Member of the Maharashtra Legislative Assembly
- Incumbent
- Assumed office 23 November 2024
- Preceded by: Chimanrao Patil
- Constituency: Erandol

Personal details
- Born: 1978 (age 47–48) Erandol, Jalgaon district
- Party: Shiv Sena
- Parent: Chimanrao Patil (father)
- Education: North Maharashtra University

= Amol Patil =

Indian politician

Amol Chimanrao Patil (born 1978) is an Indian politician. He is a member of the Maharashtra Legislative Assembly from Erandol Assembly constituency in Jalgaon district. He won the 2024 Maharashtra Legislative Assembly election, representing the Shiv Sena.

== Early life and education ==
Patil is from Erandol, Jalgaon district, Maharashtra. He is the son of Patil Chimanrao Rupchand, a farmer and former MLA.

He is a graduate with a BSL degree from North Maharashtra University, Jalgaon (2005).

== Career ==
He served as the vice-chairman of the Jalgaon District Central Cooperative Bank. He was also the chairman of the APMC in Pachora for 13 years.
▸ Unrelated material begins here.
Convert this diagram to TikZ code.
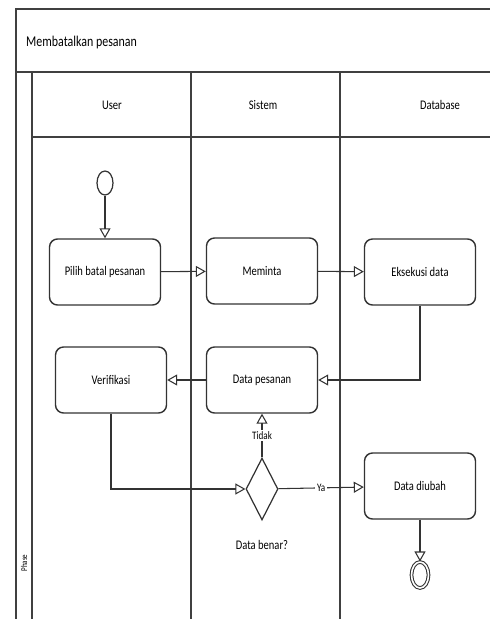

Patil won from the Erandol Assembly constituency representing Shiv Sena Party in the 2024 Maharashtra Legislative Assembly election. He defeated his nearest rival, Satish Anna Patil of the Nationalist Congress Party (SP), by a huge margin of 56,332 votes. His father, the sitting MLA, had sought the ticket for Patil, considering his own age and the party high command had nominated his son to contest the 2024 Assembly election from Erandol seat.